Thursday, November 13, 2014

CAR DOOR

Ten minutes before knock-off time and the skies decided to throw a little thunderstorm party for the entire East side of Singapore. This piece of detail is not particularly crucial to the story I'm about to tell but just keep that at the back of your mind nonetheless.

Weather: Raining atrociously heavily
Time: Knock-off time
Overall mood: Joey in that one Friends' episode where he just wants to leave Thanksgiving dinner with the gang (the one where Rachel made traditional English trifle with meat and jam and ladyfingers) to go to a drunken party with his hot model roommate and her friends.

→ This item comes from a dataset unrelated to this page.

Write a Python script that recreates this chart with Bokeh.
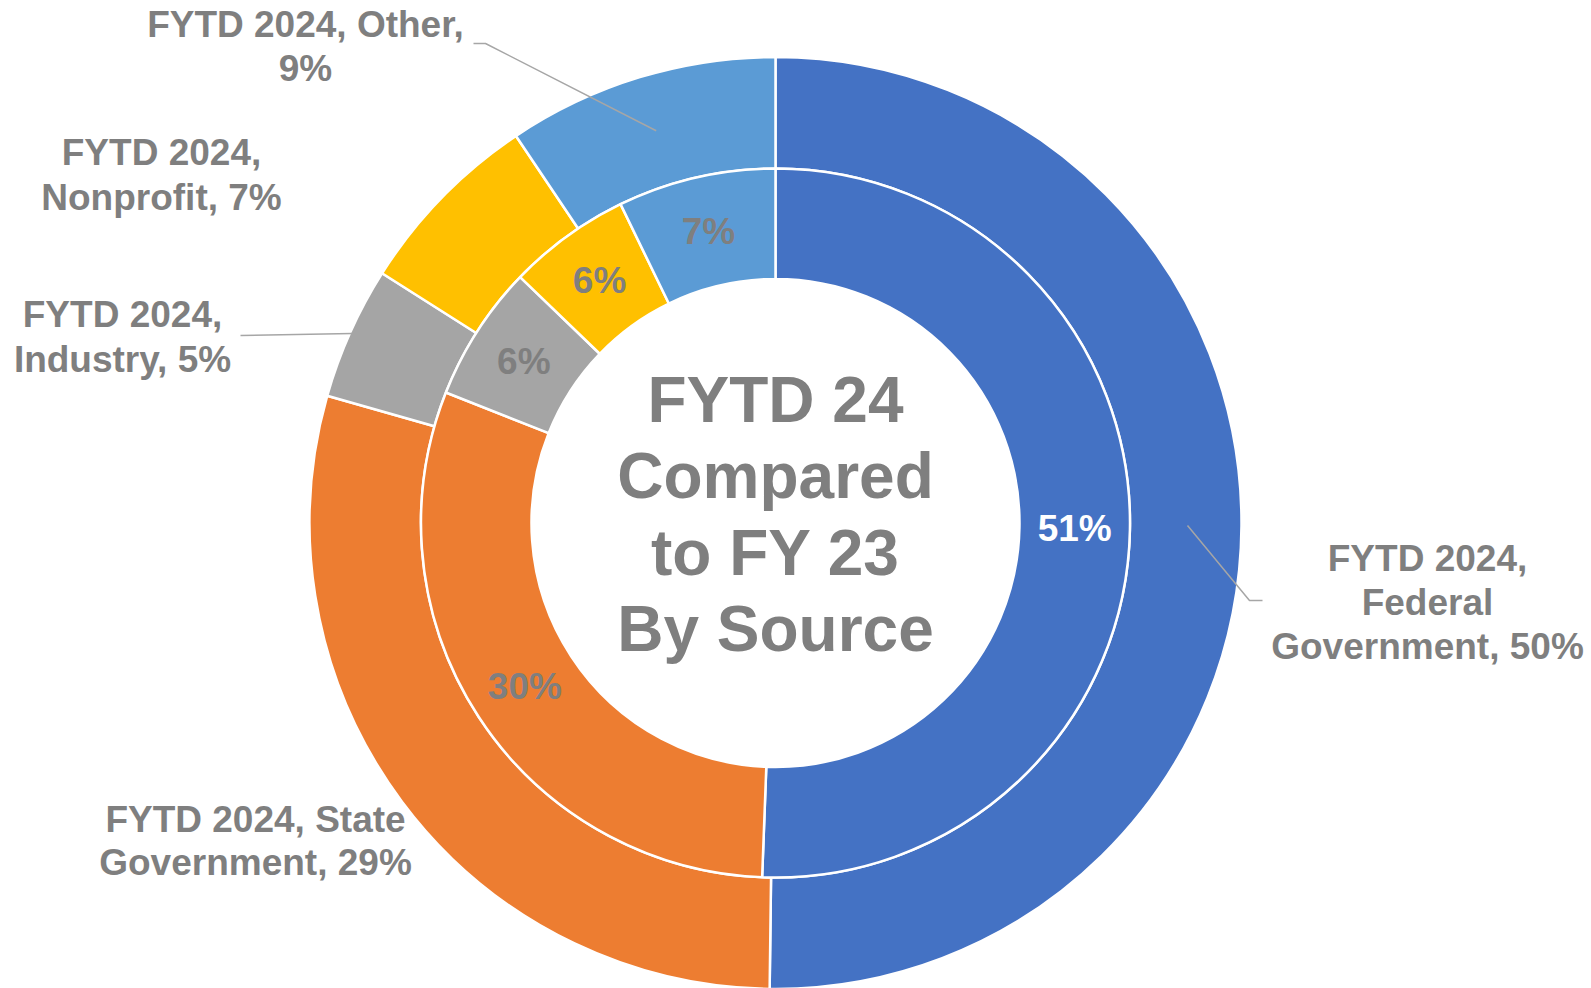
import numpy as np
from bokeh.plotting import figure
from bokeh.models import Range1d, ColumnDataSource
from bokeh.embed import file_html
from bokeh.resources import INLINE
from bokeh.core.properties import value

# ---------------- data ----------------
categories = ["Federal Government", "State Government", "Industry", "Nonprofit", "Other"]
fy23 = [50.6, 30.4, 6.2, 5.6, 7.2]        # inner ring (percent, shown rounded)
fytd24 = [50.2, 29.2, 4.6, 6.6, 9.4]      # outer ring (percent, shown rounded)
colors = ["#4472C4", "#ED7D31", "#A5A5A5", "#FFC000", "#5B9BD5"]
outer_label_templates = [
    "FYTD 2024,\nFederal\nGovernment, {}%",
    "FYTD 2024, State\nGovernment, {}%",
    "FYTD 2024,\nIndustry, {}%",
    "FYTD 2024,\nNonprofit, {}%",
    "FYTD 2024, Other,\n{}%",
]
center_title = ["FYTD 24", "Compared", "to FY 23", "By Source"]

# ---------------- layout ----------------
W, H = 1591, 988
CX, CY = 775, -522.5
R_IN, R_MID, R_OUT = 244, 354.5, 466
GREY = "#7F7F7F"
FONT = value("Liberation Sans")
# first-line cap-middle (screen px) and line spacing for the outer labels
outer_label_pos = [(1427, 558, 44), (255, 818.5, 43), (122, 313.5, 45), (161, 151.5, 45), (305, 23.7, 44)]
# leader lines: (slice index, radius of wedge-side end, label-side points in screen px)
leaders = [
    (0, 412, [(1249, 600), (1262, 600)]),
    (2, 464, [(240, 335)]),
    (4, 410, [(485, 43), (473, 43)]),
]

p = figure(width=W, height=H, x_range=Range1d(0, W), y_range=Range1d(-H, 0),
           output_backend="svg", toolbar_location=None, min_border=0,
           x_axis_location=None, y_axis_location=None)
p.grid.visible = False
p.outline_line_color = None
p.background_fill_color = "white"
p.border_fill_color = "white"


def ring(vals):
    v = np.array(vals, dtype=float)
    cum = np.cumsum(v) / v.sum()
    prev = np.concatenate([[0.0], cum[:-1]])
    start = np.pi / 2 - 2 * np.pi * prev
    end = np.pi / 2 - 2 * np.pi * cum
    mid = (start + end) / 2
    return start, end, mid


def pct(v):
    return f"{int(np.floor(v + 0.5))}"


s_in, e_in, m_in = ring(fy23)
s_out, e_out, m_out = ring(fytd24)

src_in = ColumnDataSource(dict(start=s_in, end=e_in, color=colors, cat=categories))
src_out = ColumnDataSource(dict(start=s_out, end=e_out, color=colors, cat=categories))

p.annular_wedge(x=CX, y=CY, inner_radius=R_MID, outer_radius=R_OUT, start_angle="start", end_angle="end",
                direction="clock", fill_color="color", line_color="white", line_width=2.5, source=src_out)
p.annular_wedge(x=CX, y=CY, inner_radius=R_IN, outer_radius=R_MID, start_angle="start", end_angle="end",
                direction="clock", fill_color="color", line_color="white", line_width=2.5, source=src_in)

fs_small = 37
fs_big = 64
# inner labels at the middle of each inner segment (given y lands at the cap middle)
r_lab = (R_IN + R_MID) / 2
ix = CX + r_lab * np.cos(m_in)
iy = CY + r_lab * np.sin(m_in)
inner_colors = ["white"] + [GREY] * (len(fy23) - 1)
p.text(x=ix, y=iy, text=[pct(v) + "%" for v in fy23], text_color=inner_colors, text_font=FONT,
       text_font_style="bold", text_font_size=f"{fs_small}px", text_align="center", text_baseline="alphabetic")

# outer labels
lx, ly, lt = [], [], []
for tmpl, v, (x0, y0, sp) in zip(outer_label_templates, fytd24, outer_label_pos):
    for i, line in enumerate(tmpl.format(pct(v)).split("\n")):
        lx.append(x0)
        ly.append(-(y0 + i * sp))
        lt.append(line)
p.text(x=lx, y=ly, text=lt, text_color=GREY, text_font=FONT, text_font_style="bold",
       text_font_size=f"{fs_small}px", text_align="center", text_baseline="alphabetic")

# leader lines
xs, ys = [], []
for idx, r, pts in leaders:
    wx = CX + r * np.cos(m_out[idx])
    wy = CY + r * np.sin(m_out[idx])
    xs.append([wx] + [pt[0] for pt in pts])
    ys.append([wy] + [-pt[1] for pt in pts])
p.multi_line(xs=xs, ys=ys, line_color="#A6A6A6", line_width=1.5)

# center title
cy_lines = [399, 475.5, 552, 628.5]
p.text(x=[CX] * 4, y=[-y for y in cy_lines], text=center_title, text_color=GREY,
       text_font=FONT, text_font_style="bold", text_font_size=f"{fs_big}px", text_align="center",
       text_baseline="alphabetic")

open("out.html", "w").write(file_html(p, INLINE))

Except mine was more along the lines of I wanna gooooo...sit in my colleague's car because he has kindly offered to send me home.

Because I have an uncontrollable need to reduce the amount of inconvenience I cause to others as to as low as possible whenever I accept their help, I have already mapped out in about 2.5 seconds how I would run from the door to the car and open the car door to the passenger's seat in as little time as possible.

That's 2.5 seconds more than required to think about such a move because I obviously over-hyped myself when I ran towards the car, opened the car door as swiftly as possible, stuck my massive head out TOWARDS the car door in hopes of shaving off milliseconds only to throw it against the corner of the car door. I, a 22 year old, ran my head against the corner of the car door as I was opening it. The pain was just...umfff *grits teeth*. Let's just say that I was very close to tears.

There is no denying that I run into a lot of inanimate objects. The roofs of low ceiling buses, low hanging air-conditioning outlets of buses, table corners, wall corners (sometimes my brain would think that cutting a sharp corner even more sharply is a good idea), bus doors (a recent experience which caused my ears to bear the brunt of it)...you get the drift. But a self-inflicted car door injury to the forehead is truly a first.

I was terribly afraid that the impact would have caused a cut on my face (it did not) and was relieved for a moment before I realise that it had left a dent in my forehead instead. Literally. Now, 30 minutes after the incident and the dent has been coloured over by a patch of red/angry looking mark which I presume is in the shape of the car door's corner. Because nothing is more attractive than an angry red mark in the middle of my massive forehead.

What can I say, my lack of sense of coordination knows no bounds. Also, I hope to god this mark doesn't turn into a massive bruise tomorrow because guess what's even more attractive than an angry red mark?